Panola County issued a tornado watch at 8:56 p.m. which will expire at 3:00 a.m., according to the National Weather Service.
Other areas affected include Sabine, San Augustine, and Shelby.
A previous tornado watch which included much of East Texas expired at 9 p.m.
Harrison, Panola, and Shelby are also under a flash flood warning until 12:15 a.m.
Governor Greg Abbott activated state emergency response resources in anticipation of severe weather including flash flooding.
In a tweet, Gov. Abbott has activated the Urban Search and Rescue Team ahead of potential dangerous weather.
“The State of Texas is proactively working to ensure Texans and their property remain safe from severe weather threats that could impact eastern regions of our state today and early tomorrow,” Abbott wrote.
“As we monitor conditions and potential threats, I urge Texans in affected areas to heed the guidance of local officials and remain weather-aware as severe weather systems develop. We will swiftly provide all necessary resources to address severe weather and protect our communities.”
According to the National Weather Service, flash flood warnings have been issued for parts of East Texas including Angelina, Sabine, and Shelby.
In addition, a tornado watch was issued for much of Northeastern Texas including Texarkana.
The NWS in Fort Worth reported that the radar around the metroplex was quiet, but storms were expected to begin developing in the next 1-2 hours. The service warned that all severe hazards are possible in the coming storms.
Severe weather is returning to Texas for its first round in the new year.
The National Weather Service in Fort Worth reported that an increased amount of thunderstorms and severe weather are expected to sweep across Texas in the afternoon hours of January 2. This system is expected to arrive in the DFW area around noon Monday, with storms expected to increase throughout the day.
The late afternoon hours will bring the most serious threat of severe weather. These later storms will contain all severe weather hazards, including damaging winds in excess of 65 miles per hour, ping-pong ball-sized hail, and the possibility of tornadoes.

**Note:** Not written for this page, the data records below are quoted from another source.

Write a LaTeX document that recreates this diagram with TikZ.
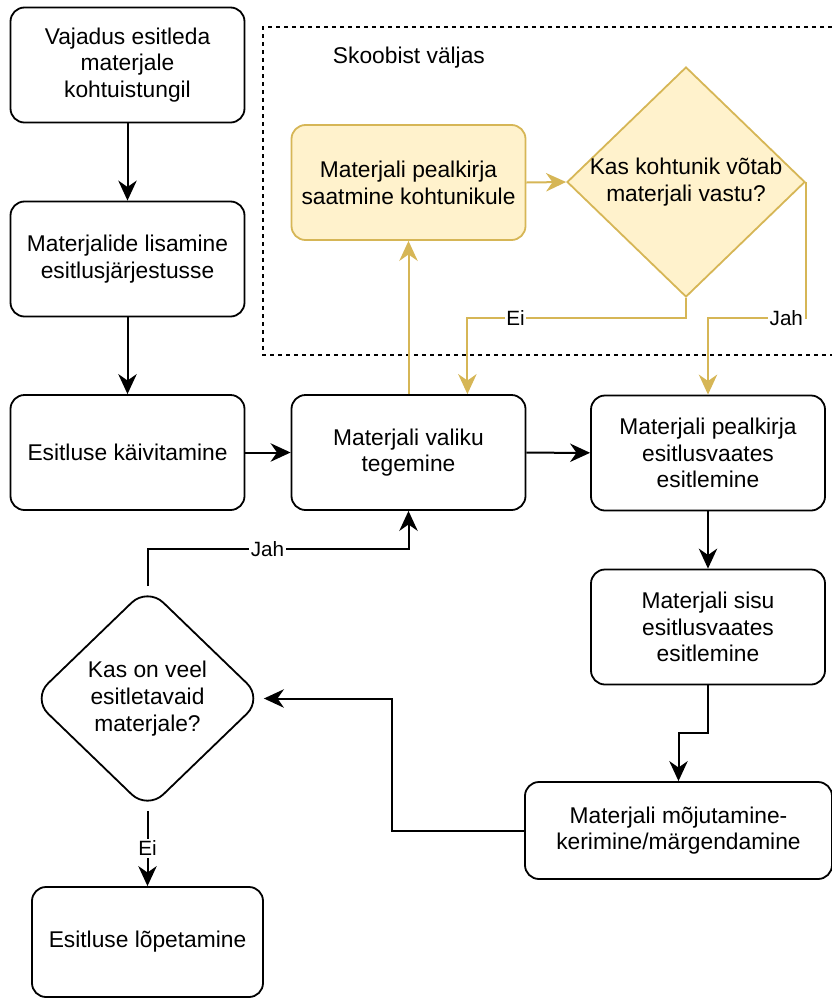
\documentclass[tikz,border=0pt]{standalone}
\usepackage{fontspec}
\setmainfont{Liberation Sans}
\usepackage{xcolor}
\usetikzlibrary{shapes.geometric,arrows.meta,positioning,calc}
\definecolor{gold}{HTML}{D6B656}
\definecolor{goldfill}{HTML}{FFF2CC}
\newcommand{\mainsize}{\fontsize{16.2}{19}\selectfont}
\newcommand{\labelsize}{\fontsize{14.7}{17}\selectfont}

\begin{document}
\begin{tikzpicture}[x=0.25mm, y=-0.25mm,
    stepbox/.style={draw, line width=0.45mm, rounded corners=3.5mm, align=center, inner sep=0pt,
        minimum width=58.5mm, minimum height=28.75mm, font=\mainsize},
    askbox/.style={draw, diamond, line width=0.45mm, align=center, inner sep=-3mm, font=\mainsize},
    outbox/.style={stepbox, draw=gold, fill=goldfill},
    flow/.style={draw, line width=0.5mm, -{Stealth[length=5mm, width=4.6mm, inset=1.6mm]}},
    outflow/.style={flow, draw=gold, color=gold},
    edgelabel/.style={fill=white, inner sep=0.4mm, font=\labelsize, text=black}]
    \useasboundingbox (0,0) rectangle (832,999);

    % Skoobist valjas
    \draw[line width=0.45mm, dash pattern=on 1mm off 1mm] (832,27) -- (263,27) -- (263,355) -- (832,355);
    \node[anchor=west, font=\mainsize] (skoop) at (328,58) {Skoobist väljas};
    \node[outbox] (saatmine) at (408.5,182.5) {Materjali pealkirja\\saatmine kohtunikule};
    \node[askbox, draw=gold, fill=goldfill, aspect=1.035, minimum width=59.5mm, minimum height=57.5mm]
        (votab) at (686,182) {Kas kohtunik võtab\\materjali vastu?};

    % Pohivoog
    \node[stepbox] (vajadus) at (127.5,65) {Vajadus esitleda\\materjale\\kohtuistungil};
    \node[stepbox] (lisamine) at (127.5,259) {Materjalide lisamine\\esitlusjärjestusse};
    \node[stepbox] (kaivitamine) at (127.5,452.5) {Esitluse käivitamine};
    \node[stepbox] (valik) at (408.5,452.5) {Materjali valiku\\tegemine};
    \node[stepbox] (pealkiri) at (708,453) {Materjali pealkirja\\esitlusvaates\\esitlemine};
    \node[stepbox] (sisu) at (708,627) {Materjali sisu\\esitlusvaates\\esitlemine};
    \node[stepbox, minimum width=76.75mm, minimum height=24.25mm] (mojutamine) at (678.5,830.5)
        {Materjali mõjutamine-\\kerimine/märgendamine};
    \node[askbox, rounded corners=5.5mm, aspect=1.036, minimum width=57.75mm, minimum height=55.75mm]
        (veel) at (147.5,698.5) {Kas on veel\\esitletavaid\\materjale?};
    \node[stepbox, minimum width=57.75mm, minimum height=27.5mm] (lopetamine) at (147.5,942)
        {Esitluse lõpetamine};

    \draw[flow] (vajadus) -- (lisamine);
    \draw[flow] (lisamine) -- (kaivitamine);
    \draw[flow] (kaivitamine) -- (valik);
    \draw[flow] (valik) -- (pealkiri);
    \draw[flow] (pealkiri) -- (sisu);
    \draw[flow] (sisu.south) -- ++(0,48) -| (mojutamine.north);
    \draw[flow] (mojutamine.west) -- ++(-132,0) |- (veel.east);
    \draw[flow] (veel.north) -- ++(0,-37) -| node[edgelabel, pos=0.23] {Jah} (valik.south);
    \draw[flow] (veel.south) -- node[edgelabel] {Ei} (lopetamine.north);

    % kohtuniku haru
    \draw[outflow] (valik.north) -- (saatmine.south);
    \draw[outflow] (saatmine.east) -- (votab.west);
    \draw[outflow] (votab.south) -- ++(0,20) -| node[edgelabel, pos=0.39] {Ei} ($(valik.north east)+(-59,0)$);
    \draw[outflow] (votab.east) -- ++(0,136) -| node[edgelabel, pos=0.1] {Jah} (pealkiri.north);
\end{tikzpicture}
\end{document}
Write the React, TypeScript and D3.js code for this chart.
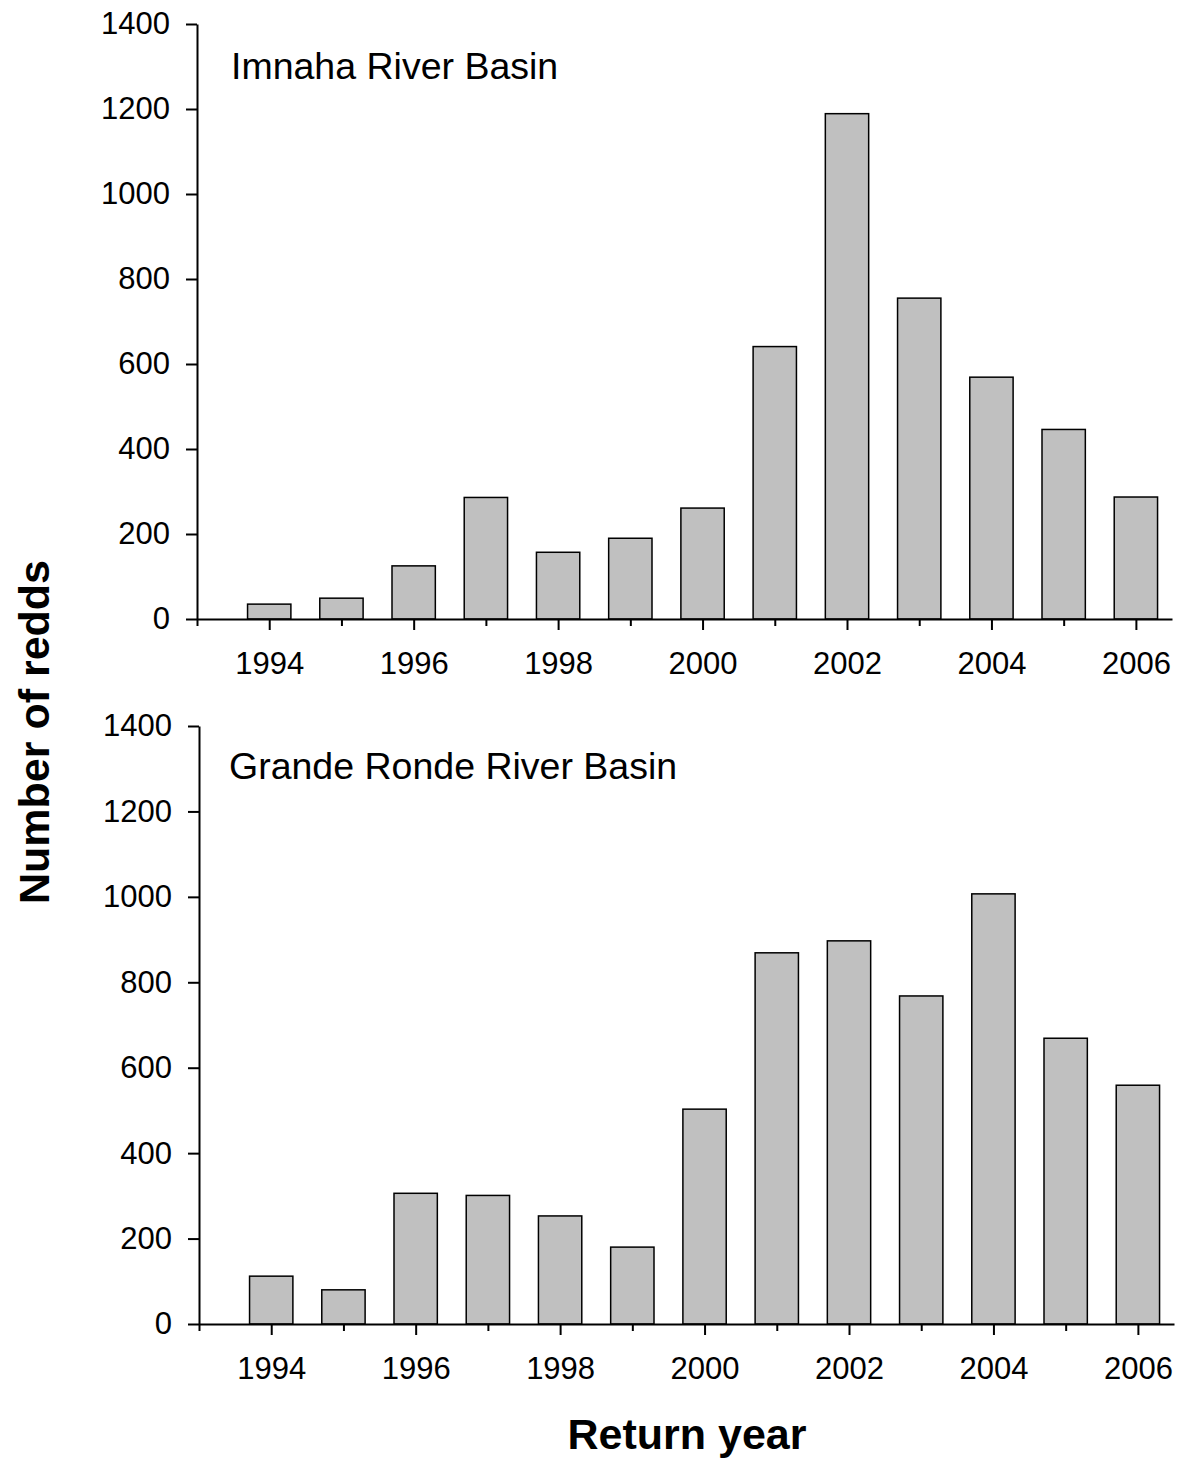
import React, { useEffect, useRef } from "react";
import * as d3 from "d3";

// return years and redd counts
const years = [1994, 1995, 1996, 1997, 1998, 1999, 2000, 2001, 2002, 2003, 2004, 2005, 2006];
const imnaha = [35, 49, 125, 286, 157, 190, 261, 641, 1189, 755, 569, 446, 287];
const grandeRonde = [112, 80, 306, 301, 253, 180, 503, 869, 897, 768, 1007, 669, 559];
const yTicks = [0, 200, 400, 600, 800, 1000, 1200, 1400];
const majorYears = [1994, 1996, 1998, 2000, 2002, 2004, 2006];
const minorYears = [1993, 1995, 1997, 1999, 2001, 2003, 2005];
const panelTitles = ["Imnaha River Basin", "Grande Ronde River Basin"];

const FONT = "'Liberation Sans', Arial, sans-serif";

function App() {
  const ref = useRef<SVGSVGElement>(null);

  useEffect(() => {
    const svg = d3.select(ref.current);
    svg.selectAll("*").remove();

    const panels = [
      { values: imnaha, top: 24, bottom: 619, left: 197, right: 1172 },
      { values: grandeRonde, top: 726, bottom: 1324, left: 199, right: 1174 },
    ];

    panels.forEach((p, idx) => {
      const x = d3.scaleLinear().domain([1993, 2006.5]).range([p.left, p.right]);
      const y = d3.scaleLinear().domain([0, 1400]).range([p.bottom, p.top]);
      const bw = x(1993.6) - x(1993);

      const g = svg.append("g");

      g.selectAll("rect")
        .data(years)
        .enter()
        .append("rect")
        .attr("x", (d) => x(d) - bw / 2)
        .attr("y", (d, i) => y(p.values[i]))
        .attr("width", bw)
        .attr("height", (d, i) => p.bottom - y(p.values[i]))
        .attr("fill", "#c0c0c0")
        .attr("stroke", "#000")
        .attr("stroke-width", 1.5);

      // y axis
      const ya = g
        .append("g")
        .attr("transform", `translate(${p.left},0)`)
        .call(d3.axisLeft(y).tickValues(yTicks).tickSize(11).tickSizeOuter(0).tickPadding(16).tickFormat(d3.format("d")));
      ya.selectAll("text").attr("font-size", 31).attr("font-family", FONT).attr("fill", "#000");

      // x axis, minor ticks first
      const xm = g
        .append("g")
        .attr("transform", `translate(0,${p.bottom})`)
        .call(d3.axisBottom(x).tickValues(minorYears).tickSize(7).tickSizeOuter(0).tickFormat(() => ""));
      xm.select(".domain").remove();

      const xa = g
        .append("g")
        .attr("transform", `translate(0,${p.bottom})`)
        .call(d3.axisBottom(x).tickValues(majorYears).tickSize(11).tickSizeOuter(0).tickPadding(22).tickFormat(d3.format("d")));
      xa.selectAll("text").attr("font-size", 31).attr("font-family", FONT).attr("fill", "#000");

      svg.selectAll(".domain, .tick line").attr("stroke", "#000").attr("stroke-width", 2);

      g.append("text")
        .attr("x", idx === 0 ? 231 : 229)
        .attr("y", idx === 0 ? 79 : 779)
        .attr("font-size", 37.5)
        .attr("font-family", FONT)
        .text(panelTitles[idx]);
    });

    svg.append("text")
      .attr("x", 687)
      .attr("y", 1449)
      .attr("text-anchor", "middle")
      .attr("font-size", 43)
      .attr("font-weight", "bold")
      .attr("font-family", FONT)
      .text("Return year");

    svg.append("text")
      .attr("transform", "translate(49,732) rotate(-90)")
      .attr("text-anchor", "middle")
      .attr("font-size", 43)
      .attr("font-weight", "bold")
      .attr("font-family", FONT)
      .text("Number of redds");
  }, []);

  return (
    <div style={{ position: "absolute", left: 0, top: 0 }}>
      <svg ref={ref} width={1180} height={1460} style={{ display: "block", background: "#fff" }} />
    </div>
  );
}

export default App;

The NWS expects these severe weather threats to remain mainly east of I-35 into east Texas and Louisiana.
However, Sarah Varnes with the NWS in Fort Worth told The Dallas Express that the metroplex can expect to experience damaging winds and hail, and the possibility of tornados occurring in the region has not been ruled out.
This weather system arrives just weeks after another system generated an outbreak of 14 twisters across Texas, as previously reported by The Dallas Express.
The NWS attributes the current threat of severe weather to spring-like temperatures and increased moisture across the region combined with the incoming cold front.
“We are much more in a spring-like setup as we speak,” said Varnes. “And so we’re going to basically see a cold front move east this afternoon and that’s really what’s going to develop these stronger thunderstorms.”
Warmer weather returned to North Texas on New Year’s Eve after a historic winter storm swept across the United States, bringing arctic weather and blizzards across the nation, as previously reported by The Dallas Express.
The NWS expects pleasant temperatures and weather to remain throughout the week. The chances of rain will return again on Saturday and persist into the following weekend.